Wharton (Wharton County)

Stephen F. Austin Elementary School, also known as the Abell School, is located at 500 Abell Street and served as a public elementary school from 1930 to 2009. It played a significant role in Texas public school integration, including early enrollment of Mexican-American students starting in 1946. The school was one of the nine original sites for the 1958 LULAC-funded “Little School of the 400” program, which taught four hundred basic English words to Spanish-dominant preschoolers, a program that inspired the nationally known “Head Start” program.

In 2018, the Wharton Independent School District applied for an $8.75 million federal grant to use Hurricane Harvey relief funds to construct 34 new housing units on the site of the school. Local advocates recognized the historic value of the school and received approval of a National Register nomination from the State Board of Review in September 2021. While plans were amended to retain the school building, impacts from construction around the school and its use remain a concern. Advocates have proposed alternative sites for the new construction, which would ensure that the site and its grounds remain intact, and that the school building can be used for much-needed nonprofit educational purposes.

Graham (Young County)


The former Young County Jail was constructed in 1921 and designed by Dallas-based architect C. H. Leinbach. The three-story brick structure was used as a jail until 1977 and is currently vacant. A recent proposal has called for ownership of the building to be transferred to the City of Graham so that it can be demolished and replaced with a pavilion that will celebrate Graham’s 150th anniversary.
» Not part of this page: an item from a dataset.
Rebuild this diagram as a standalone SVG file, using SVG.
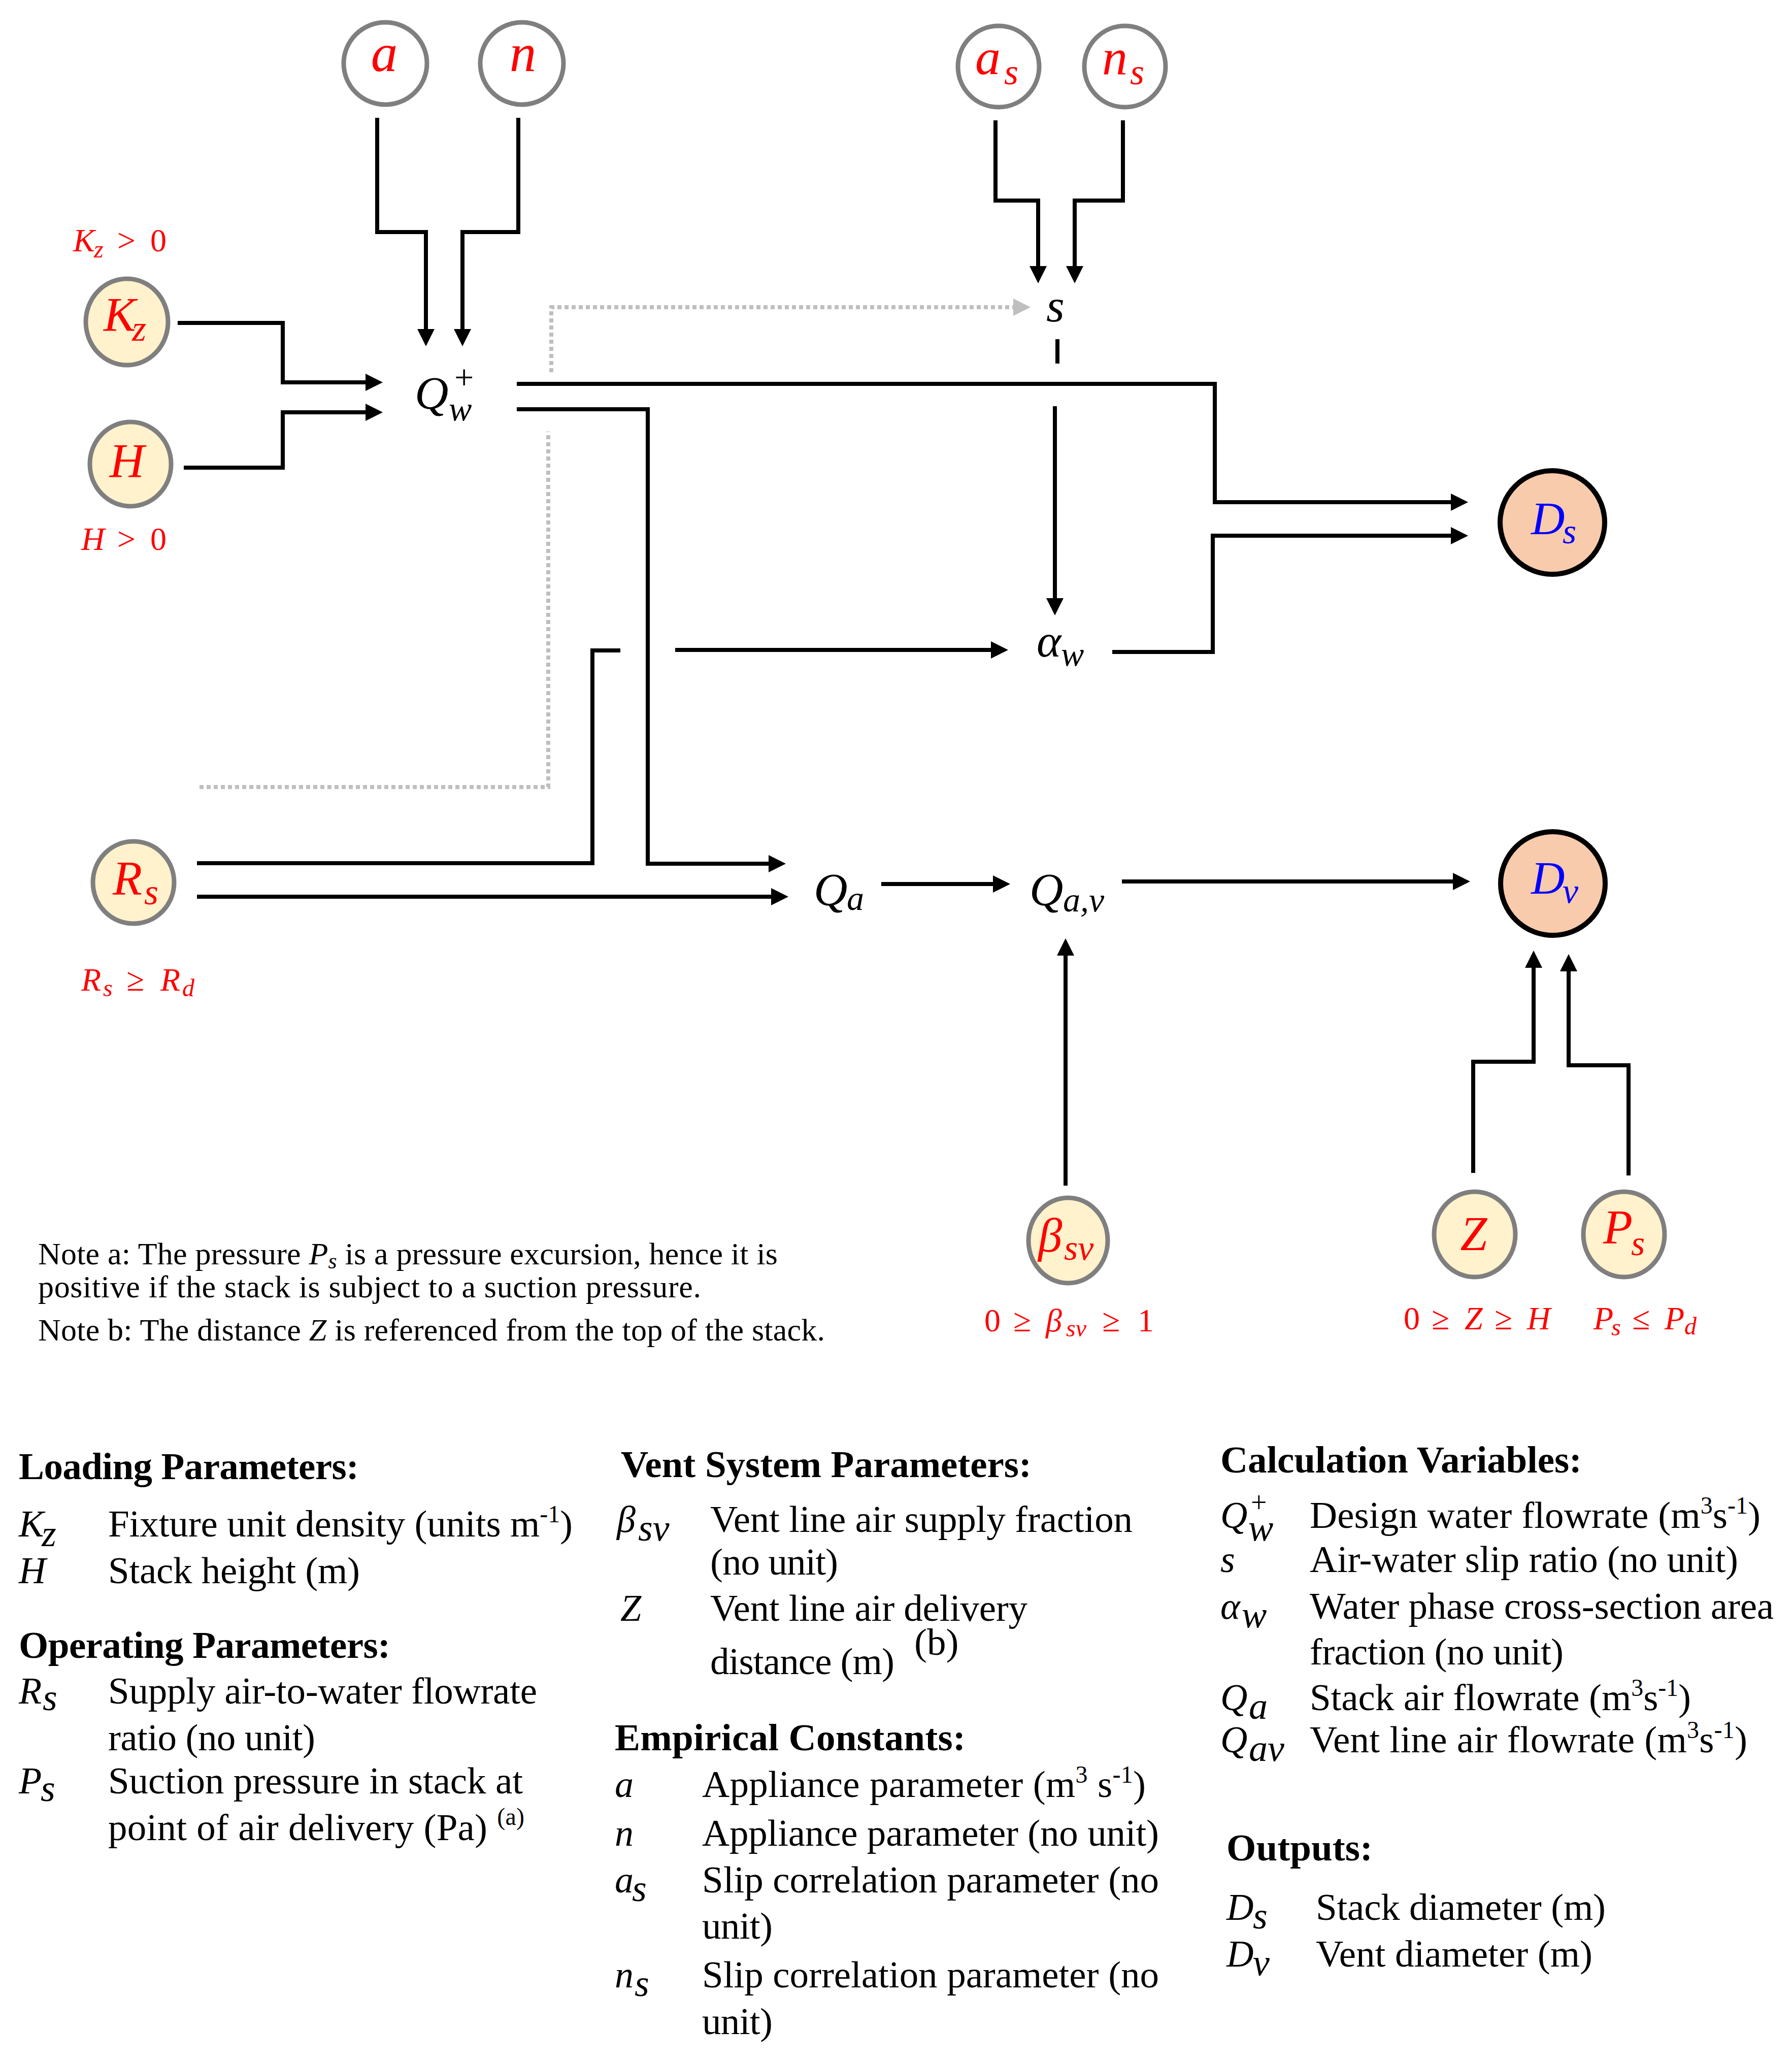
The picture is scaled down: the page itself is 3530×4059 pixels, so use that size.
<svg xmlns="http://www.w3.org/2000/svg" width="3530" height="4059" viewBox="0 0 3530 4059">
<style>
text { font-family: "Liberation Serif", "Times New Roman", serif; }
.m { font-style: italic; }
.red { fill: #FF0000; }
.blue { fill: #0000FF; }
.conn { fill: none; stroke: #000000; stroke-width: 8; stroke-linejoin: miter; }
.dot { fill: none; stroke: #BFBFBF; stroke-width: 8; stroke-dasharray: 8 6; }
.in { fill: #FFF2CC; stroke: #7F7F7F; stroke-width: 9; }
.cst { fill: #FFFFFF; stroke: #7F7F7F; stroke-width: 9; }
.out { fill: #F8CBAD; stroke: #000000; stroke-width: 10; }
.lg { font-size: 75px; fill: #000; }
.hd { font-size: 75px; font-weight: bold; fill: #000; }
.sym { font-size: 74px; font-style: italic; fill: #000; }
.note { font-size: 62px; fill: #000; }
</style>
<defs>
<marker id="ah" markerUnits="userSpaceOnUse" markerWidth="34" markerHeight="34" viewBox="0 0 34 34" refX="14" refY="17" orient="auto">
<path d="M0,0 L34,17 L0,34 Z" fill="#000000"/>
</marker>
<marker id="ahg" markerUnits="userSpaceOnUse" markerWidth="34" markerHeight="34" viewBox="0 0 34 34" refX="14" refY="17" orient="auto">
<path d="M0,0 L34,17 L0,34 Z" fill="#BFBFBF"/>
</marker>
</defs>
<rect x="0" y="0" width="3530" height="4059" fill="#FFFFFF"/>

<g id="connectors">
<path class="conn" d="M743,232 V457 H839 V662" marker-end="url(#ah)"/>
<path class="conn" d="M1021,232 V457 H911 V662" marker-end="url(#ah)"/>
<path class="conn" d="M350,636 H557 V753 H734" marker-end="url(#ah)"/>
<path class="conn" d="M362,921 H557 V812 H734" marker-end="url(#ah)"/>
<path class="conn" d="M1018,756 H2393 V989 H2872" marker-end="url(#ah)"/>
<path class="conn" d="M1018,806 H1276 V1701 H1528" marker-end="url(#ah)"/>
<path class="conn" d="M2191,1284 H2389 V1055 H2872" marker-end="url(#ah)"/>
<path class="conn" d="M1961,237 V395 H2045 V538" marker-end="url(#ah)"/>
<path class="conn" d="M2212,237 V395 H2117 V538" marker-end="url(#ah)"/>
<path class="conn" d="M2083,668 V716"/>
<path class="conn" d="M2078,800 V1192" marker-end="url(#ah)"/>
<path class="conn" d="M388,1700 H1167 V1281 H1222"/>
<path class="conn" d="M1330,1280 H1966" marker-end="url(#ah)"/>
<path class="conn" d="M388,1766 H1533" marker-end="url(#ah)"/>
<path class="conn" d="M1736,1741 H1970" marker-end="url(#ah)"/>
<path class="conn" d="M2210,1736 H2876" marker-end="url(#ah)"/>
<path class="conn" d="M2099,2335 V1868" marker-end="url(#ah)"/>
<path class="conn" d="M2902,2310 V2091 H3021 V1892" marker-end="url(#ah)"/>
<path class="conn" d="M3208,2315 V2098 H3090 V1899" marker-end="url(#ah)"/>
<path class="dot" d="M393,1550 H1080 V850"/>
<path class="dot" d="M1086,733 V605 H2010" marker-end="url(#ahg)"/>
</g>

<g id="node-a">
<ellipse class="cst" cx="759" cy="125" rx="82" ry="81"/>
<text class="m red" x="757" y="140" font-size="105" text-anchor="middle">a</text>
</g>
<g id="node-n">
<ellipse class="cst" cx="1028" cy="125" rx="82" ry="81"/>
<text class="m red" x="1030" y="140" font-size="105" text-anchor="middle">n</text>
</g>
<g id="node-as">
<ellipse class="cst" cx="1967" cy="131" rx="80" ry="80"/>
<text class="m red" x="1921" y="146" font-size="100">a</text>
<text class="m red" x="1978" y="166" font-size="72">s</text>
</g>
<g id="node-ns">
<ellipse class="cst" cx="2216" cy="131" rx="80" ry="80"/>
<text class="m red" x="2171" y="146" font-size="100">n</text>
<text class="m red" x="2226" y="166" font-size="72">s</text>
</g>
<g id="node-Kz">
<ellipse class="in" cx="250" cy="634" rx="81" ry="85"/>
<text class="m red" x="204" y="652" font-size="95">K</text>
<text class="m red" x="260" y="671" font-size="72">z</text>
<text class="m red" x="144" y="495" font-size="64">K</text>
<text class="m red" x="185" y="507" font-size="48">z</text>
<text class="red" x="231" y="495" font-size="64">&gt;</text>
<text class="red" x="296" y="495" font-size="64">0</text>
</g>
<g id="node-H">
<ellipse class="in" cx="257" cy="914" rx="80" ry="83"/>
<text class="m red" x="250" y="940" font-size="95" text-anchor="middle">H</text>
<text class="m red" x="160" y="1083" font-size="64">H</text>
<text class="red" x="231" y="1083" font-size="64">&gt;</text>
<text class="red" x="296" y="1083" font-size="64">0</text>
</g>
<g id="node-Rs">
<ellipse class="in" cx="263" cy="1738" rx="80" ry="81"/>
<text class="m red" x="222" y="1762" font-size="95">R</text>
<text class="m red" x="284" y="1781" font-size="72">s</text>
<text class="m red" x="160" y="1951" font-size="64">R</text>
<text class="m red" x="203" y="1962" font-size="48">s</text>
<text class="red" x="249" y="1951" font-size="64">≥</text>
<text class="m red" x="316" y="1951" font-size="64">R</text>
<text class="m red" x="359" y="1962" font-size="48">d</text>
</g>
<g id="node-Qw">
<text class="m" x="817" y="805" font-size="92">Q</text>
<text class="m" x="884" y="828" font-size="68">w</text>
<text x="895" y="766" font-size="68">+</text>
</g>
<g id="node-s">
<text class="m" x="2061" y="633" font-size="92">s</text>
</g>
<g id="node-alphaw">
<text class="m" x="2042" y="1293" font-size="92">α</text>
<text class="m" x="2090" y="1311" font-size="68">w</text>
</g>
<g id="node-Qa">
<text class="m" x="1603" y="1783" font-size="92">Q</text>
<text class="m" x="1668" y="1792" font-size="68">a</text>
</g>
<g id="node-Qav">
<text class="m" x="2028" y="1783" font-size="92">Q</text>
<text class="m" x="2094" y="1795" font-size="68">a,v</text>
</g>
<g id="node-Ds">
<ellipse class="out" cx="3058" cy="1029" rx="103" ry="102"/>
<text class="m blue" x="3016" y="1052" font-size="92">D</text>
<text class="m blue" x="3078" y="1070" font-size="70">s</text>
</g>
<g id="node-Dv">
<ellipse class="out" cx="3059" cy="1740" rx="103" ry="102"/>
<text class="m blue" x="3016" y="1760" font-size="92">D</text>
<text class="m blue" x="3078" y="1778" font-size="70">v</text>
</g>
<g id="node-beta">
<ellipse class="in" cx="2104" cy="2443" rx="78" ry="84"/>
<text class="m red" x="2045" y="2465" font-size="95">β</text>
<text class="m red" x="2096" y="2481" font-size="70">sv</text>
<text class="red" x="1939" y="2622" font-size="64">0</text>
<text class="red" x="1996" y="2622" font-size="64">≥</text>
<text class="m red" x="2060" y="2622" font-size="64">β</text>
<text class="m red" x="2100" y="2632" font-size="48">sv</text>
<text class="red" x="2171" y="2622" font-size="64">≥</text>
<text class="red" x="2241" y="2622" font-size="64">1</text>
</g>
<g id="node-Z">
<ellipse class="in" cx="2905" cy="2431" rx="80" ry="84"/>
<text class="m red" x="2903" y="2462" font-size="95" text-anchor="middle">Z</text>
<text class="red" x="2765" y="2618" font-size="64">0</text>
<text class="red" x="2820" y="2618" font-size="64">≥</text>
<text class="m red" x="2885" y="2618" font-size="64">Z</text>
<text class="red" x="2944" y="2618" font-size="64">≥</text>
<text class="m red" x="3008" y="2618" font-size="64">H</text>
</g>
<g id="node-Ps">
<ellipse class="in" cx="3199" cy="2431" rx="80" ry="84"/>
<text class="m red" x="3158" y="2449" font-size="95">P</text>
<text class="m red" x="3213" y="2472" font-size="70">s</text>
<text class="m red" x="3139" y="2618" font-size="64">P</text>
<text class="m red" x="3174" y="2630" font-size="48">s</text>
<text class="red" x="3215" y="2618" font-size="64">≤</text>
<text class="m red" x="3279" y="2618" font-size="64">P</text>
<text class="m red" x="3318" y="2628" font-size="48">d</text>
</g>

<g id="notes">
<text class="note" x="75" y="2490" textLength="1457" lengthAdjust="spacing">Note a: The pressure <tspan font-style="italic">P</tspan><tspan font-style="italic" font-size="44" dy="8">s</tspan><tspan dy="-8"> is a pressure excursion, hence it is</tspan></text>
<text class="note" x="75" y="2555" textLength="1306" lengthAdjust="spacing">positive if the stack is subject to a  suction pressure.</text>
<text class="note" x="75" y="2640" textLength="1550" lengthAdjust="spacing">Note b: The distance <tspan font-style="italic">Z</tspan> is referenced  from the top of the stack.</text>
</g>

<g id="legend">
<text class="hd" x="37" y="2913" textLength="670" lengthAdjust="spacing">Loading Parameters:</text>
<text class="sym" x="37" y="3026">K</text><text class="sym" x="82" y="3045" font-size="56">z</text>
<text class="lg" x="213" y="3026" textLength="915" lengthAdjust="spacing">Fixture unit density (units m<tspan font-size="48" dy="-28">-1</tspan><tspan dy="28">)</tspan></text>
<text class="sym" x="37" y="3118">H</text>
<text class="lg" x="213" y="3118" textLength="496" lengthAdjust="spacing">Stack height (m)</text>
<text class="hd" x="37" y="3265" textLength="732" lengthAdjust="spacing">Operating Parameters:</text>
<text class="sym" x="37" y="3355">R</text><text class="sym" x="84" y="3368" font-size="56">s</text>
<text class="lg" x="213" y="3355" textLength="845" lengthAdjust="spacing">Supply air-to-water  flowrate</text>
<text class="lg" x="213" y="3447" textLength="408" lengthAdjust="spacing">ratio (no unit)</text>
<text class="sym" x="37" y="3532">P</text><text class="sym" x="80" y="3547" font-size="56">s</text>
<text class="lg" x="213" y="3532" textLength="817" lengthAdjust="spacing">Suction pressure in stack at</text>
<text class="lg" x="213" y="3624" textLength="820" lengthAdjust="spacing">point of air delivery  (Pa) <tspan font-size="48" dy="-30">(a)</tspan></text>

<text class="hd" x="1223" y="2909" textLength="809" lengthAdjust="spacing">Vent System Parameters:</text>
<text class="sym" x="1215" y="3017">β</text><text class="sym" x="1257" y="3034" font-size="56">sv</text>
<text class="lg" x="1399" y="3017" textLength="832" lengthAdjust="spacing">Vent line air  supply fraction</text>
<text class="lg" x="1399" y="3101" textLength="252" lengthAdjust="spacing">(no unit)</text>
<text class="sym" x="1222" y="3192">Z</text>
<text class="lg" x="1399" y="3192" textLength="625" lengthAdjust="spacing">Vent line air  delivery</text>
<text class="lg" x="1399" y="3297" textLength="363" lengthAdjust="spacing">distance (m)</text>
<text class="lg" x="1801" y="3259" font-size="44">(b)</text>
<text class="hd" x="1211" y="3447" textLength="691" lengthAdjust="spacing">Empirical Constants:</text>
<text class="sym" x="1211" y="3539">a</text>
<text class="lg" x="1383" y="3539" textLength="874" lengthAdjust="spacing">Appliance parameter  (m<tspan font-size="48" dy="-28">3</tspan><tspan dy="28"> s</tspan><tspan font-size="48" dy="-28">-1</tspan><tspan dy="28">)</tspan></text>
<text class="sym" x="1211" y="3635">n</text>
<text class="lg" x="1383" y="3635" textLength="900" lengthAdjust="spacing">Appliance parameter  (no unit)</text>
<text class="sym" x="1211" y="3727">a</text><text class="sym" x="1245" y="3744" font-size="56">s</text>
<text class="lg" x="1383" y="3727" textLength="900" lengthAdjust="spacing">Slip correlation  parameter  (no</text>
<text class="lg" x="1383" y="3818" textLength="139" lengthAdjust="spacing">unit)</text>
<text class="sym" x="1211" y="3914">n</text><text class="sym" x="1250" y="3931" font-size="56">s</text>
<text class="lg" x="1383" y="3914" textLength="900" lengthAdjust="spacing">Slip correlation  parameter  (no</text>
<text class="lg" x="1383" y="4006" textLength="139" lengthAdjust="spacing">unit)</text>

<text class="hd" x="2404" y="2900" textLength="712" lengthAdjust="spacing">Calculation Variables:</text>
<text class="sym" x="2404" y="3009">Q</text><text class="sym" x="2459" y="3034" font-size="56">w</text><text x="2464" y="2978" font-size="56">+</text>
<text class="lg" x="2580" y="3009" textLength="888" lengthAdjust="spacing">Design water flowrate (m<tspan font-size="48" dy="-28">3</tspan><tspan dy="28">s</tspan><tspan font-size="48" dy="-28">-1</tspan><tspan dy="28">)</tspan></text>
<text class="sym" x="2404" y="3096">s</text>
<text class="lg" x="2580" y="3096" textLength="844" lengthAdjust="spacing">Air-water slip ratio (no unit)</text>
<text class="sym" x="2404" y="3188">α</text><text class="sym" x="2446" y="3205" font-size="56">w</text>
<text class="lg" x="2580" y="3188" textLength="914" lengthAdjust="spacing">Water phase cross-section area</text>
<text class="lg" x="2580" y="3278" textLength="500" lengthAdjust="spacing">fraction (no unit)</text>
<text class="sym" x="2404" y="3368">Q</text><text class="sym" x="2460" y="3385" font-size="56">a</text>
<text class="lg" x="2580" y="3368" textLength="751" lengthAdjust="spacing">Stack air flowrate (m<tspan font-size="48" dy="-28">3</tspan><tspan dy="28">s</tspan><tspan font-size="48" dy="-28">-1</tspan><tspan dy="28">)</tspan></text>
<text class="sym" x="2404" y="3451">Q</text><text class="sym" x="2460" y="3468" font-size="56">av</text>
<text class="lg" x="2580" y="3451" textLength="862" lengthAdjust="spacing">Vent line air flowrate (m<tspan font-size="48" dy="-28">3</tspan><tspan dy="28">s</tspan><tspan font-size="48" dy="-28">-1</tspan><tspan dy="28">)</tspan></text>
<text class="hd" x="2416" y="3664" textLength="288" lengthAdjust="spacing">Outputs:</text>
<text class="sym" x="2416" y="3781">D</text><text class="sym" x="2468" y="3798" font-size="56">s</text>
<text class="lg" x="2592" y="3781" textLength="571" lengthAdjust="spacing">Stack diameter  (m)</text>
<text class="sym" x="2416" y="3873">D</text><text class="sym" x="2468" y="3890" font-size="56">v</text>
<text class="lg" x="2592" y="3873" textLength="545" lengthAdjust="spacing">Vent diameter  (m)</text>
</g>
</svg>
The Young County Historical Commission is rallying support to preserve the three-story jail which has stood as a landmark in Graham, the county seat, for 100 years. Advocates are calling for a one-year demolition delay to allow a committee of local stakeholders the time needed to study the building’s challenges and develop a plan for a new use, while encouraging the construction of the pavilion on an alternative site.